# Senior Goldens



## Lego&Jacub (Jul 18, 2006)

omgosh... I am welling up here. I was just looking on pet finder yesterday, and found a senior I would dearly love to adopt. It breaks my heart to know that some do find themselves out of a home when they should be enjoying their golden years. I too want to adopt in future.


----------



## Lego&Jacub (Jul 18, 2006)

This is the boy who pulls at my heart strings... 

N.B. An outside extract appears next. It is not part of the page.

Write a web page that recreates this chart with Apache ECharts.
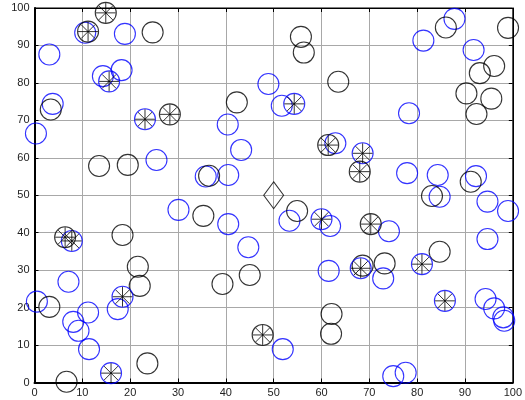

http://www.petfinder.com/petnote/displaypet.cgi?petid=7487842


----------



## Penny & Maggie's Mom (Oct 4, 2007)

We've had the same thought. In fact, we were in the looking mode when we found Cody, who even rescue was thinking of putting down. They thought with his AIHA no one would want the expense, heartache,etc. I took one look at him ( he was only 18 months old) and knew he was ours. Not a senior but definitely a special needs..... and he thanks us every day with his little springer wiggle butt. To think of what he ( and we ) would have missed makes me sure that we'll go that route again.... either a senior or a special needs pupper.


----------



## BeauShel (May 20, 2007)

I know when we adopt our next golden it will be one that is older. I just love the white faces.


----------



## maggie1951 (Apr 20, 2007)

I just love the Golden Oldies i usually take on the older one's but at the time it was Daisy and Charlie needed homes.

Maggie


----------